I saw half a dozen or more students in the crowd wearing yarmulkes. They were quiet throughout the presentation and during the Q-and-A, one of them, a small athletic kid in a blue sweatshirt, questioned the panelists about the significance of Hamas’s policy calling for the destruction of the state of Israel. The panelists, Arab-Americans, sought to assure him that no one wanted to kill Israelis, they wanted to live with Jews; and even the fiery Joseph Massad said that he disapproved of Hamas’s language.

No one heckled the panel, all the questions were respectful. Saif Ammous, one of the organizers, marveled to me that the ardent Zionists seem to have gone away over the last couple years, just as Norman Finkelstein has observed.
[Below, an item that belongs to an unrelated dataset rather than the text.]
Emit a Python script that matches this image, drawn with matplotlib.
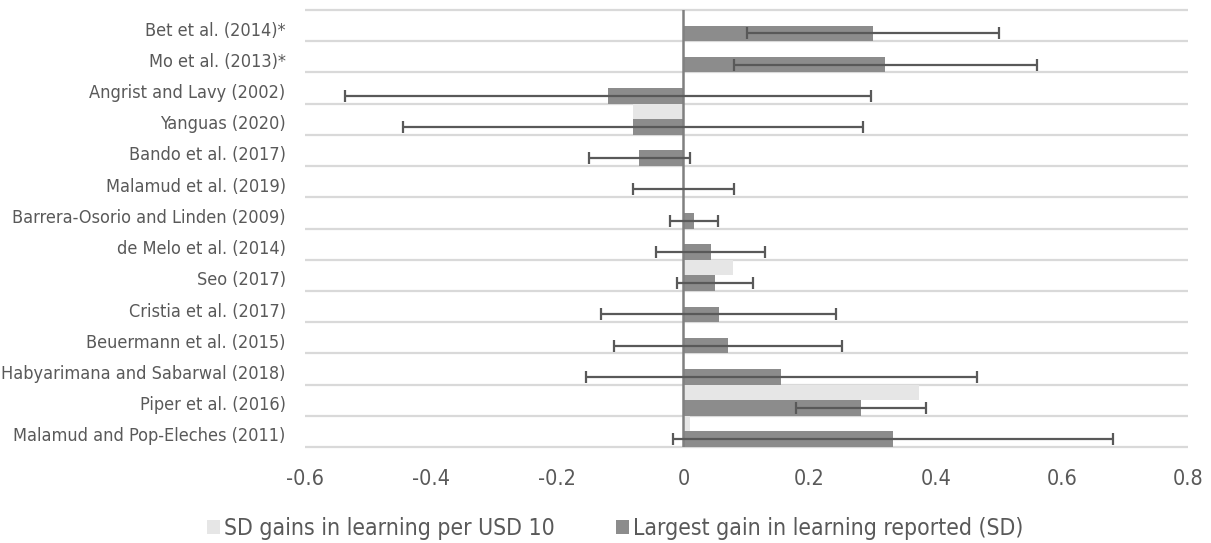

Saif had gotten up early that morning to paper the campus with dramatic red posters naming Palestinian villages erased in the Nakba, DAYR YASSIN, for instance. And that surprisingly, they hadn’t been torn down.

After the panel, I stood at the side of the room listening to the kid in the blue sweatshirt and another Jewish kid in a yarmulke who had lived in an Israeli settlement for 2 years, a tall thoughtful kid, and a Serbian woman and a big mischievous Arab as they discussed the situation. The conversation was intense, respectful, and earnest. "So because you worry that we will drive you out, you need to drive the Arabs out, that is the justification–" the Arab said. Or when the Serbian woman spoke of Palestinians as second-class citizens, or the terrible conditions in the West Bank, the Jewish kid would say, "100 percent," "100 percent," meaning I agree with you 100 percent. While the tall thoughtful kid said that he was disturbed by the denial of rights in Israel, but Jewish villages had been erased, in the West Bank, under Jordanian rule ’48-’67. The Jewish kids acknowledged the Nakba.
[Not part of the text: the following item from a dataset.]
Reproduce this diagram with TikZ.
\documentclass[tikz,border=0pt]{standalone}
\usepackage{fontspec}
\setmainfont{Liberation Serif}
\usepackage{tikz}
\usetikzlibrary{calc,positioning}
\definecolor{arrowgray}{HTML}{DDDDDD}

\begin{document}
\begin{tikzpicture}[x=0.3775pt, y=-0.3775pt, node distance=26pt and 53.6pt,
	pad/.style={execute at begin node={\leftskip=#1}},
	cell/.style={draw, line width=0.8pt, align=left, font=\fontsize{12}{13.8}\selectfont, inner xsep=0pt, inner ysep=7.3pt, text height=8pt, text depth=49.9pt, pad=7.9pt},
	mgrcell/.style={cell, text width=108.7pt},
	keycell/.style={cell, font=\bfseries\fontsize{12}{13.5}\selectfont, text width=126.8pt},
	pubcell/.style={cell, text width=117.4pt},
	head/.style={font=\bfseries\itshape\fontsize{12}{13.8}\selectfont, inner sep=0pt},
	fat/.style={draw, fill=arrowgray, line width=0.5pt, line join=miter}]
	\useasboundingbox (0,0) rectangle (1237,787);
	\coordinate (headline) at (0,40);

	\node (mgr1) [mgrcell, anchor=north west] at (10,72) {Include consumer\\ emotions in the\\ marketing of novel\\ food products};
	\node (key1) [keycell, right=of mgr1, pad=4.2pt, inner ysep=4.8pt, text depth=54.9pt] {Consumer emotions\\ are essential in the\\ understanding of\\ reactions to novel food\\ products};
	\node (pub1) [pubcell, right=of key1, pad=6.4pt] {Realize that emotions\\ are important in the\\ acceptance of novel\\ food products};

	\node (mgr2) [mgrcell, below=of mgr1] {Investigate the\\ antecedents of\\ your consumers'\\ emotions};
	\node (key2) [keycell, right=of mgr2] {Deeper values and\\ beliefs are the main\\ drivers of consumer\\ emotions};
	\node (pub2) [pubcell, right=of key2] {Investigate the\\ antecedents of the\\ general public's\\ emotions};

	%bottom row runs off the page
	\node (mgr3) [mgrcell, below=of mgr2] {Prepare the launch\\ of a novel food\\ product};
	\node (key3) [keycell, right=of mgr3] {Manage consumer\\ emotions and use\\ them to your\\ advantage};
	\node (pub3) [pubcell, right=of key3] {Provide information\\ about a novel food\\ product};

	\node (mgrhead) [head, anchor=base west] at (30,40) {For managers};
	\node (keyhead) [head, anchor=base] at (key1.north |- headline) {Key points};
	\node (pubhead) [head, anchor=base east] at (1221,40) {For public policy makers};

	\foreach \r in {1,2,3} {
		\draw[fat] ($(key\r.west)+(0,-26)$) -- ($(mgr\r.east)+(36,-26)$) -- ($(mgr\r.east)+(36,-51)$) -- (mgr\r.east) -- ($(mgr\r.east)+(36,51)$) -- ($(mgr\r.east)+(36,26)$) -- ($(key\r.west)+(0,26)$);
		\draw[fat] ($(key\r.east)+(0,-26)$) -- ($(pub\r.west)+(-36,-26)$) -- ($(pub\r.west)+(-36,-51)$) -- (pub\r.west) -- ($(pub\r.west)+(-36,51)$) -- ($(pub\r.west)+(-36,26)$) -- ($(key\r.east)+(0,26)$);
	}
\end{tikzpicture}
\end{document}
I haven’t seen a spontaneous conversation of this sort in all my reporting on this issue. I believe that it reflects a lowering of fears among Jews in the next generation, and a new space opening up in the discourse. I want to believe it’s a Red Sea moment, a little miracle, and this space will only grow. Readers of this blog know I’m an optimist, tonight I feel full of wonder, that people may actually be listening to one another here in America, which is even more important than their listening to one another over there….

P.S. Two people who speak Arabic better than me (a category roughly equal to the world’s population) inform me that my earlier headline, Imshallah, was misspelled. Apologies!